Only the lines from the start up to and including the line containing "-6.2, -8.7, -3.1, -5.2, -0.4, -9.3, -5.6, 0.2, -2.3]" should be repeated, word for word.

** Begin Recorded data **

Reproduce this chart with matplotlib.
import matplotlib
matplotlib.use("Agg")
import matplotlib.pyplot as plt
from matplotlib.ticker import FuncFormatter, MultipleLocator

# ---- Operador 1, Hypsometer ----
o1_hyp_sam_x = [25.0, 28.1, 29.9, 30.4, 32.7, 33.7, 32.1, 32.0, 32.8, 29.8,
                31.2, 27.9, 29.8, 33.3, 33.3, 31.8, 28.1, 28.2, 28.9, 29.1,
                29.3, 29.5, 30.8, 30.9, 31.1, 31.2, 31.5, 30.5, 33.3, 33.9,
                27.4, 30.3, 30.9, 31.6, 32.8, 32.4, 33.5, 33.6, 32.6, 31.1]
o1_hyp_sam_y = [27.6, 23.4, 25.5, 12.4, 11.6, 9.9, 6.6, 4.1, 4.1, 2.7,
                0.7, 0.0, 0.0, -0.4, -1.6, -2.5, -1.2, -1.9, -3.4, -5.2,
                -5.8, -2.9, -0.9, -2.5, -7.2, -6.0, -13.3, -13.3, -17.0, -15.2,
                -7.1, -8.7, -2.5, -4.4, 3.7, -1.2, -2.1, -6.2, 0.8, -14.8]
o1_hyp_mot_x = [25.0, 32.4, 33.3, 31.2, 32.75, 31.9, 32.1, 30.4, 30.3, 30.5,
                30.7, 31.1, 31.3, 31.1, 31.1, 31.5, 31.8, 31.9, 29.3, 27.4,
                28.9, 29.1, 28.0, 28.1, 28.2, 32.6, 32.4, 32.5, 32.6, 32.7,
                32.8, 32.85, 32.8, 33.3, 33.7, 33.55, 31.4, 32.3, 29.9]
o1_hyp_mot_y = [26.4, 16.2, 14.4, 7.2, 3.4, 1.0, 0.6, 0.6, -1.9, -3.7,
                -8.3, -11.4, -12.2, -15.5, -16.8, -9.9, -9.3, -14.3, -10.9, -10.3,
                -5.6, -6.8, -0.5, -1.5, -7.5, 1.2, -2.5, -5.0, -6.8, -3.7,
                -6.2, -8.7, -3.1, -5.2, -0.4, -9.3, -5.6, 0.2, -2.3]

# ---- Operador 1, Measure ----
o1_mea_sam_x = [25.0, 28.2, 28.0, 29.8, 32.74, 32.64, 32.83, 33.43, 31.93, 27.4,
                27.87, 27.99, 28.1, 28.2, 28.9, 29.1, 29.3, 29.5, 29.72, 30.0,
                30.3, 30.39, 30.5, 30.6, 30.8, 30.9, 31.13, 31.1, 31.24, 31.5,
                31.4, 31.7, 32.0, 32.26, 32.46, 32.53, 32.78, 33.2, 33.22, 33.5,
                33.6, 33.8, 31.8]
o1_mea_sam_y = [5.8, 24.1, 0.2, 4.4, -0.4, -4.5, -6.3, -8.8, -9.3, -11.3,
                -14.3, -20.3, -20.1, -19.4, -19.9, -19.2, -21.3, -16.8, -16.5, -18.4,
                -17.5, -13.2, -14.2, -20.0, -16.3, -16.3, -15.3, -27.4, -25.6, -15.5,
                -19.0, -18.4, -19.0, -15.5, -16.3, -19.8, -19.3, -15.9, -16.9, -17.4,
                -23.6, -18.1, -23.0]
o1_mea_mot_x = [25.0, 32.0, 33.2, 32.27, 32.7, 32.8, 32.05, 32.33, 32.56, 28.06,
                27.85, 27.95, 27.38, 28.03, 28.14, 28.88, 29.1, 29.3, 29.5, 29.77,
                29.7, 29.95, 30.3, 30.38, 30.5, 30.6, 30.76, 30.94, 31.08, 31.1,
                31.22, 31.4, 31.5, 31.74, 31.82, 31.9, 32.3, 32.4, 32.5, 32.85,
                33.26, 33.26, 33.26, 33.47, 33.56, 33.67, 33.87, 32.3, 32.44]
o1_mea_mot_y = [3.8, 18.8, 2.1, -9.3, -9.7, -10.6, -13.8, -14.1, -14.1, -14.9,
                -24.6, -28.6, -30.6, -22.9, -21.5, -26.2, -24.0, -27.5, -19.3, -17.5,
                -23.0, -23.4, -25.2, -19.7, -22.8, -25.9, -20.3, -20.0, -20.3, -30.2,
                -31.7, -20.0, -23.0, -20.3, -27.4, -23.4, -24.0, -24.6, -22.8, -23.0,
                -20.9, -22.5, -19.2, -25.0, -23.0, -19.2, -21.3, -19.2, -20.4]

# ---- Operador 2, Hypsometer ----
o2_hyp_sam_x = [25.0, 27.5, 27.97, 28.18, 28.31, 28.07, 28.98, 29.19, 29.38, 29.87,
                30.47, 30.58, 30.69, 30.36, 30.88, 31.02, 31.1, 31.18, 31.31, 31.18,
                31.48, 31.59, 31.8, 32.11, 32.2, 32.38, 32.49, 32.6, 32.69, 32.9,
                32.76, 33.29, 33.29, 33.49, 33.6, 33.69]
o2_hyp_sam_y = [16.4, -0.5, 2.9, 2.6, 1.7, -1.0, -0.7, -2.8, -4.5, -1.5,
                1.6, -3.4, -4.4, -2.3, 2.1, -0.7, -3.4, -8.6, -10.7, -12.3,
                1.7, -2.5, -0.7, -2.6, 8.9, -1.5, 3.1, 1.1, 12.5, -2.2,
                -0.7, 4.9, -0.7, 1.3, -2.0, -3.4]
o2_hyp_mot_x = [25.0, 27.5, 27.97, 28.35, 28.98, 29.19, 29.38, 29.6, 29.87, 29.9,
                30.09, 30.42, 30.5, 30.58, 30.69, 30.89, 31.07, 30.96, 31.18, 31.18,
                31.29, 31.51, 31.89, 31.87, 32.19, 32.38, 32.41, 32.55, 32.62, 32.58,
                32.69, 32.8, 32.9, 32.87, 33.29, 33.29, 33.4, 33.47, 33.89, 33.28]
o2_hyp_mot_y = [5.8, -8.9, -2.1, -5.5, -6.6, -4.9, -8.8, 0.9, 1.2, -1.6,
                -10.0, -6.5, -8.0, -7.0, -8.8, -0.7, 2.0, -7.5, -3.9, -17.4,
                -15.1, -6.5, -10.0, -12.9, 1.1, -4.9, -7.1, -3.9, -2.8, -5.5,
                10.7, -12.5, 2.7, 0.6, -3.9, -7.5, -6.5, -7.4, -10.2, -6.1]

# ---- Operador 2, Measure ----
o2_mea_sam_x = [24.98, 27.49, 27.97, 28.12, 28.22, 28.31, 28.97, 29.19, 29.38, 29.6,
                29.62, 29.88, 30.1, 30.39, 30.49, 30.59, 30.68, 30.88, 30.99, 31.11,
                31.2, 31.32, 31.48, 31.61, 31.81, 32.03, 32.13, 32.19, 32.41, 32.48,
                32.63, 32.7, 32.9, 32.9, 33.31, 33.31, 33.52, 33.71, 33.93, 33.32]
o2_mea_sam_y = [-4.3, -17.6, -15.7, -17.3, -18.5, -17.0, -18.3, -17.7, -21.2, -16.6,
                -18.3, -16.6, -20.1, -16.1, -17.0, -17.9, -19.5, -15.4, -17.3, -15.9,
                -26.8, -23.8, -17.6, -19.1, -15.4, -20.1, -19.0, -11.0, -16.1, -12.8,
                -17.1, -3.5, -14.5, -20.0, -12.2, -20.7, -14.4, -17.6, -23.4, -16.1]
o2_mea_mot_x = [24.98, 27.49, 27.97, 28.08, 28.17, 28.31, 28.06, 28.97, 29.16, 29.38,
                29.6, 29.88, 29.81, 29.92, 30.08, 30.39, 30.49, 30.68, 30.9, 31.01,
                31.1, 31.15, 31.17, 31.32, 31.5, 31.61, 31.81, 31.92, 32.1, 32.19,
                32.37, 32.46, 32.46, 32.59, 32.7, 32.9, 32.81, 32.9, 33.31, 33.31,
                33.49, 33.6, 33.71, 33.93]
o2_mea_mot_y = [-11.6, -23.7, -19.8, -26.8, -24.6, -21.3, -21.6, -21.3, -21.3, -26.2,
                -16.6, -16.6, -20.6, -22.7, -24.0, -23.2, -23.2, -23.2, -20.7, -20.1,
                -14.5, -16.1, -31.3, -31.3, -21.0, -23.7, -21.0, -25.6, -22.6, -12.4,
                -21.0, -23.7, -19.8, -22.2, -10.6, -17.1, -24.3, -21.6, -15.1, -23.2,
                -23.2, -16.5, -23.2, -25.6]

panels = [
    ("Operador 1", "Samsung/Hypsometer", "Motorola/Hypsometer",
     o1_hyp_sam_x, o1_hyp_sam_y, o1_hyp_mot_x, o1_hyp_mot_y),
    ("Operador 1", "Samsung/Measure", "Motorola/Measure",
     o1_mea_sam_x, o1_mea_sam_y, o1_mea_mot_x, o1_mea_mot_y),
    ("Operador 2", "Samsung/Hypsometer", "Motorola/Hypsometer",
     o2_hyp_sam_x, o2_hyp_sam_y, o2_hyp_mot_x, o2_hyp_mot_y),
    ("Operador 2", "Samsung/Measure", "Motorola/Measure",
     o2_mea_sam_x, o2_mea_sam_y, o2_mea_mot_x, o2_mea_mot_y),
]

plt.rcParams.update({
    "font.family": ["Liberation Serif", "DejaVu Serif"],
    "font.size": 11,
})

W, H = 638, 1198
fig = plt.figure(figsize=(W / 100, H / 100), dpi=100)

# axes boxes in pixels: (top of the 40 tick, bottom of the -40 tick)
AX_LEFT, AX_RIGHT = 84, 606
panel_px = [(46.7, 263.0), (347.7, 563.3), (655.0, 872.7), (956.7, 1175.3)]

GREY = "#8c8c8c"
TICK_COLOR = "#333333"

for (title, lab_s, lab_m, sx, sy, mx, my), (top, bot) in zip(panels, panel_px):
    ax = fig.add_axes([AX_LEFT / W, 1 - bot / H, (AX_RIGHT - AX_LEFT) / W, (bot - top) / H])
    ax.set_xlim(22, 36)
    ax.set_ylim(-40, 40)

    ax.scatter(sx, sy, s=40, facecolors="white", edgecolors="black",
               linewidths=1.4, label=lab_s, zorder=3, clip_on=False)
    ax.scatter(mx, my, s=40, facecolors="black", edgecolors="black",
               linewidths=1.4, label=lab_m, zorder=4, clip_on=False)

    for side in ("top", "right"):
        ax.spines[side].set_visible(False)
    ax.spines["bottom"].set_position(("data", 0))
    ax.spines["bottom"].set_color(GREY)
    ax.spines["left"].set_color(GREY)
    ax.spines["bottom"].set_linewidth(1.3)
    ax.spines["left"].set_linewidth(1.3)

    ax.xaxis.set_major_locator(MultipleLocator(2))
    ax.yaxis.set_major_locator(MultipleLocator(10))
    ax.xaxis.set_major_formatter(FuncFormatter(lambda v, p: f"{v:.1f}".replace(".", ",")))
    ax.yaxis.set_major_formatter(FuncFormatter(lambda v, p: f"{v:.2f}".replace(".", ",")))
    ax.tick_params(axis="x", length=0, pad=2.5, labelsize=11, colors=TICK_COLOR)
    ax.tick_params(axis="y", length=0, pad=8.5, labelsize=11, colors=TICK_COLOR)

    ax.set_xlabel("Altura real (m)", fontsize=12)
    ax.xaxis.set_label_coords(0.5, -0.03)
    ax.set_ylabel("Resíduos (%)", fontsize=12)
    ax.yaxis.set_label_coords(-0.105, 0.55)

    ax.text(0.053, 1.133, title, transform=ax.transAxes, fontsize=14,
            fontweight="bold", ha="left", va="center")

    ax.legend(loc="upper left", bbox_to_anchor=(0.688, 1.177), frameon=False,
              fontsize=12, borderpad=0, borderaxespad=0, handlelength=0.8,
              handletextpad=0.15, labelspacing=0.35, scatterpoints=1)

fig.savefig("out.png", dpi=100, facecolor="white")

** End Recorded data **

Written solution:
Reproduce this chart with matplotlib.
import matplotlib
matplotlib.use("Agg")
import matplotlib.pyplot as plt
from matplotlib.ticker import FuncFormatter, MultipleLocator

# ---- Operador 1, Hypsometer ----
o1_hyp_sam_x = [25.0, 28.1, 29.9, 30.4, 32.7, 33.7, 32.1, 32.0, 32.8, 29.8,
                31.2, 27.9, 29.8, 33.3, 33.3, 31.8, 28.1, 28.2, 28.9, 29.1,
                29.3, 29.5, 30.8, 30.9, 31.1, 31.2, 31.5, 30.5, 33.3, 33.9,
                27.4, 30.3, 30.9, 31.6, 32.8, 32.4, 33.5, 33.6, 32.6, 31.1]
o1_hyp_sam_y = [27.6, 23.4, 25.5, 12.4, 11.6, 9.9, 6.6, 4.1, 4.1, 2.7,
                0.7, 0.0, 0.0, -0.4, -1.6, -2.5, -1.2, -1.9, -3.4, -5.2,
                -5.8, -2.9, -0.9, -2.5, -7.2, -6.0, -13.3, -13.3, -17.0, -15.2,
                -7.1, -8.7, -2.5, -4.4, 3.7, -1.2, -2.1, -6.2, 0.8, -14.8]
o1_hyp_mot_x = [25.0, 32.4, 33.3, 31.2, 32.75, 31.9, 32.1, 30.4, 30.3, 30.5,
                30.7, 31.1, 31.3, 31.1, 31.1, 31.5, 31.8, 31.9, 29.3, 27.4,
                28.9, 29.1, 28.0, 28.1, 28.2, 32.6, 32.4, 32.5, 32.6, 32.7,
                32.8, 32.85, 32.8, 33.3, 33.7, 33.55, 31.4, 32.3, 29.9]
o1_hyp_mot_y = [26.4, 16.2, 14.4, 7.2, 3.4, 1.0, 0.6, 0.6, -1.9, -3.7,
                -8.3, -11.4, -12.2, -15.5, -16.8, -9.9, -9.3, -14.3, -10.9, -10.3,
                -5.6, -6.8, -0.5, -1.5, -7.5, 1.2, -2.5, -5.0, -6.8, -3.7,
                -6.2, -8.7, -3.1, -5.2, -0.4, -9.3, -5.6, 0.2, -2.3]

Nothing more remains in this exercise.